- Marty Gleeson performing at the Edinburgh Fringe Festival 2024
- Born: 1992 Limerick, Ireland
- Notable work: Dog Ear

Comedy career
- Years active: 2022–present

= Marty Gleeson =

Irish comedian based in the UK

Marty Gleeson is an Irish stand-up comedian based in London, United Kingdom.

== Early life and education ==
Gleeson is from Adare, a village in County Limerick, Ireland. She graduated from Crescent College Comprehensive and went on to study fine arts at the Limerick School of Art and Design. Gleeson moved to London after winning a free laptop in a competition, which she sold to fund the move.

== Career ==

At the Edinburgh Festival Fringe in 2024, Gleeson performed as part of The Pleasance Comedy Reserve, a compilation show of up-and-coming comedians.

Gleeson was a finalist for the Sean Lock Comedy Award on Channel 4, as well as the BBC New Comedy Award in 2024. In the same year, Gleeson was awarded LGBTQ+ New Comedian of the Year.

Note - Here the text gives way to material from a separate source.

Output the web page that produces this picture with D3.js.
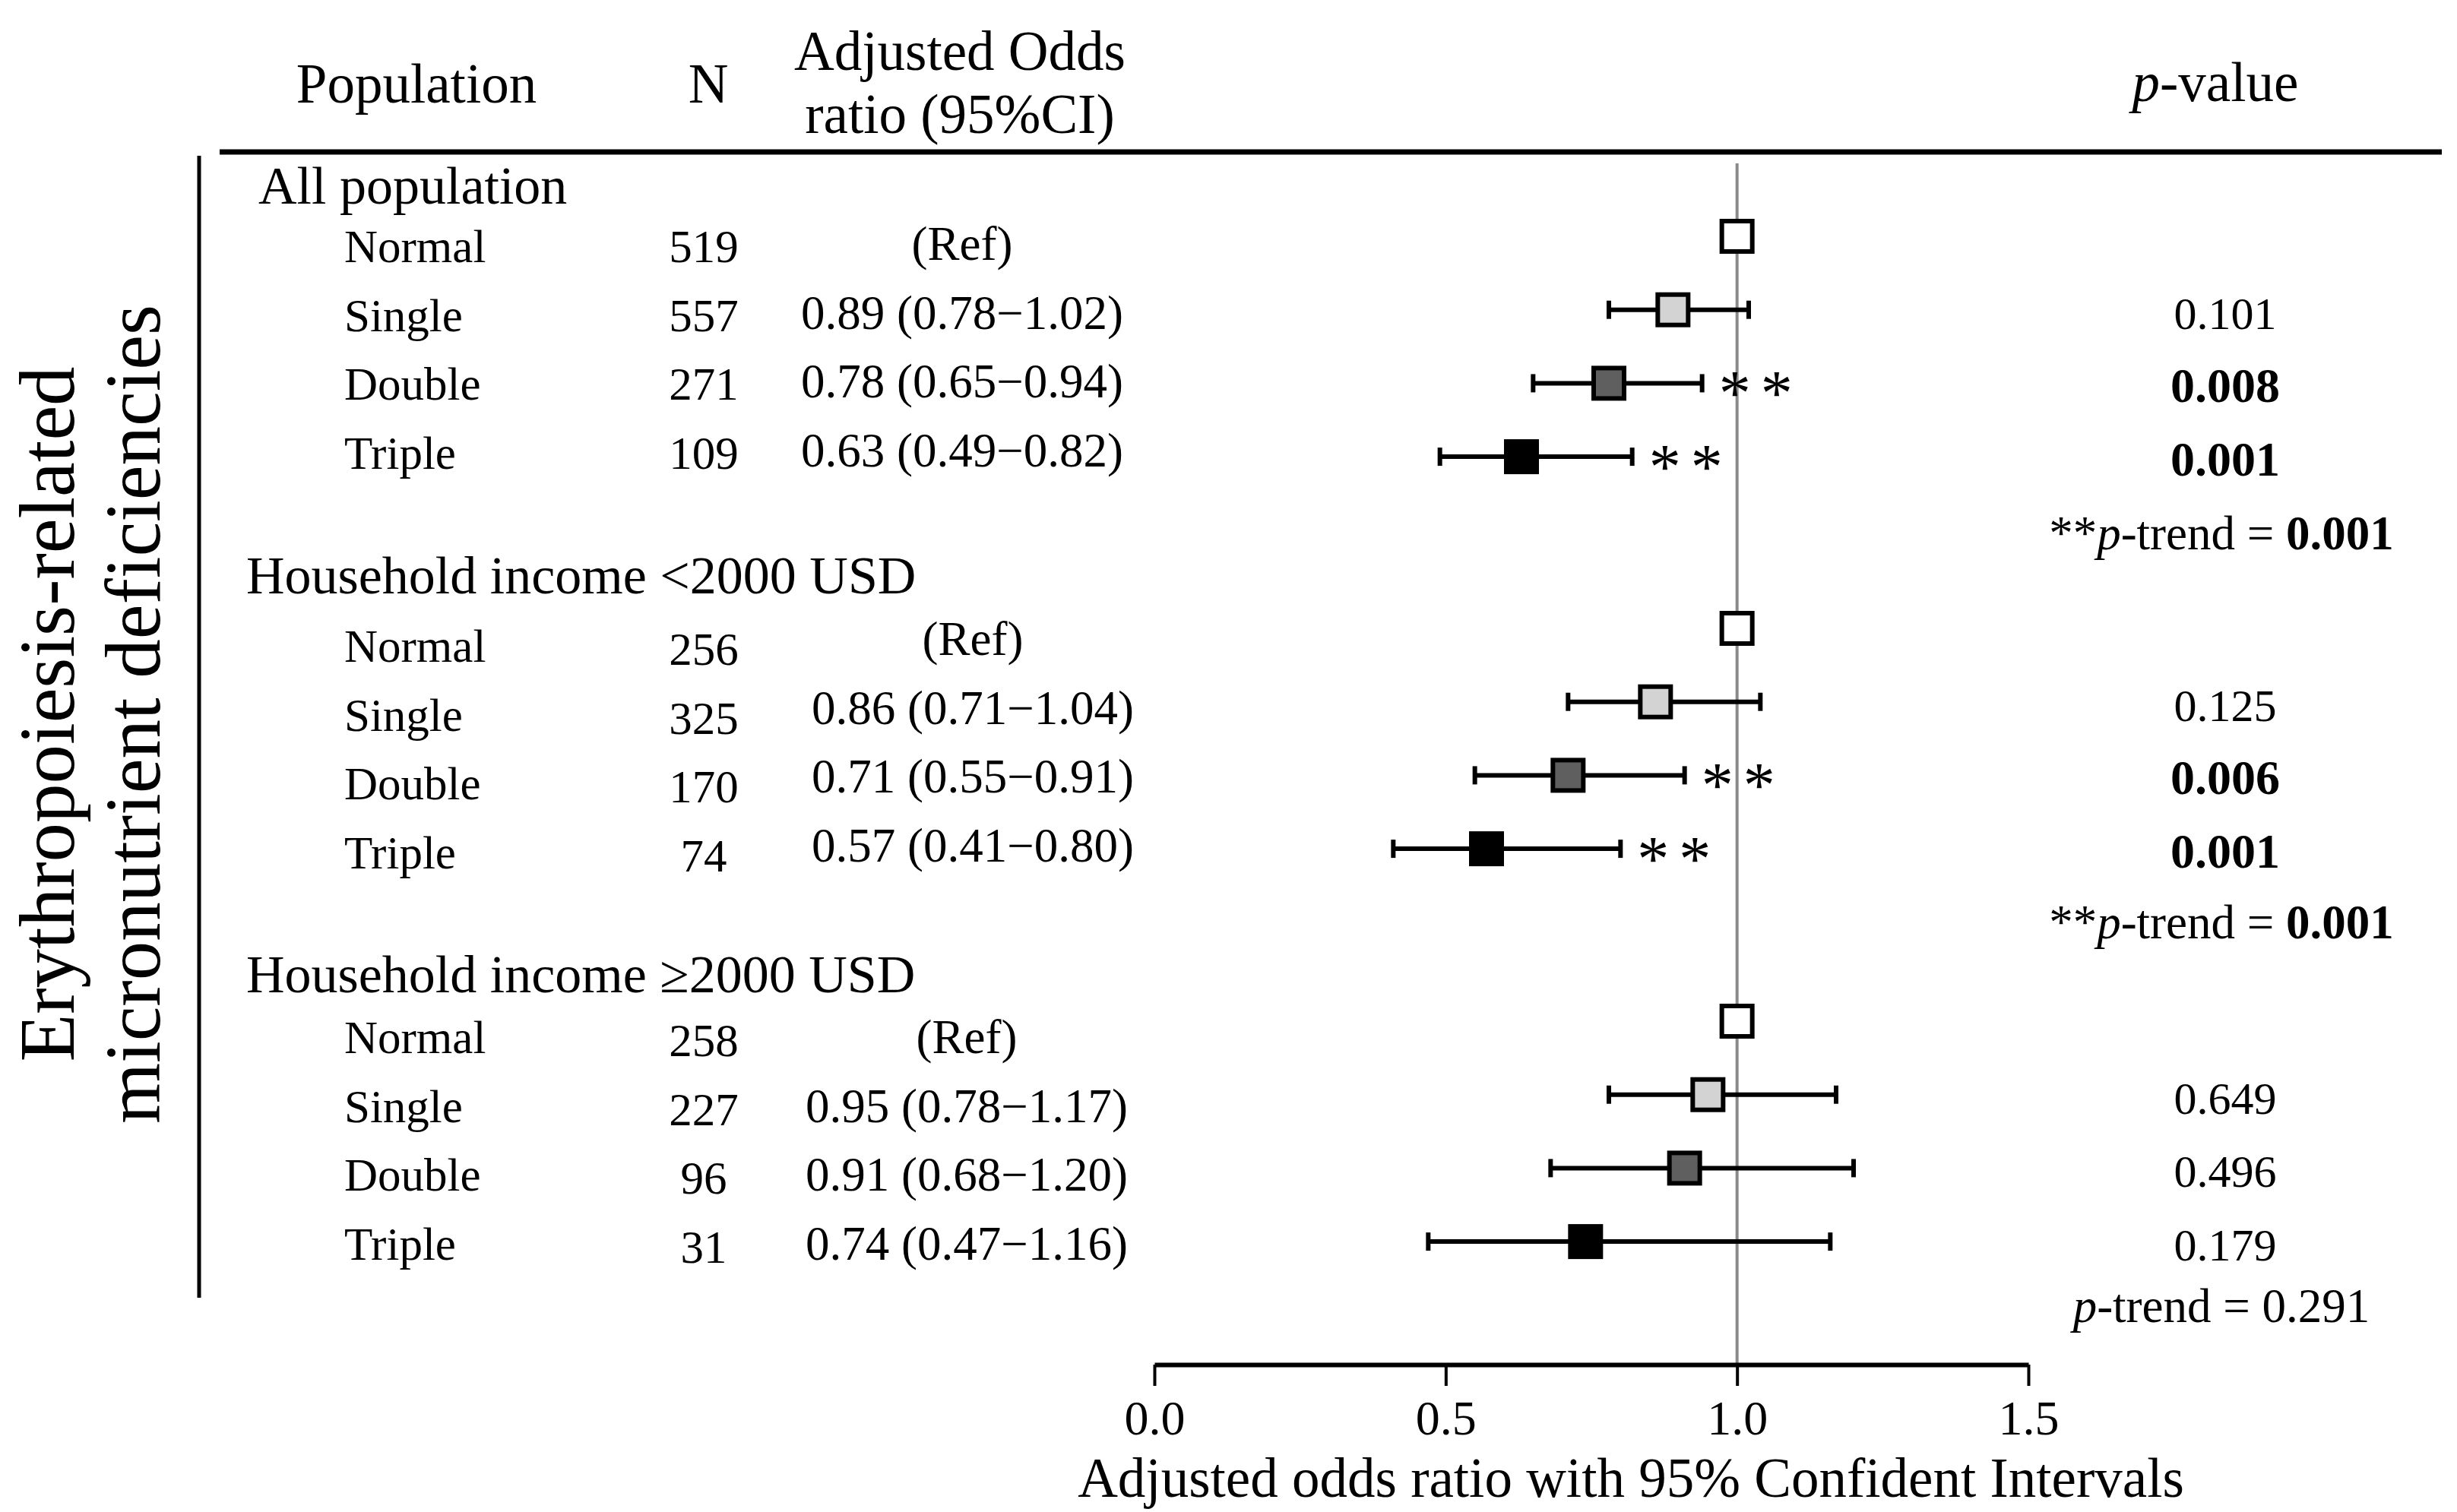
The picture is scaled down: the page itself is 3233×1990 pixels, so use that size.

In 2026, Gleeson performed Dog Ear, her first solo show at Edinburgh Fringe, which was inspired by her experience in art school. The show, which was directed by Abby Wambaugh, featured Gleeson playing the bodhrán. Gleeson won Best Newcomer at the Comedians' Choice Awards and the Edinburgh Comedy Awards for Dog Ear. A critic described it as "one of the most original debuts I’ve ever seen."

Gleeson has performed tour support for Vittorio Angelone.

== Personal life ==
Gleeson has an older sister, who is an accountant. She often performs comedy about her distinctively deep voice.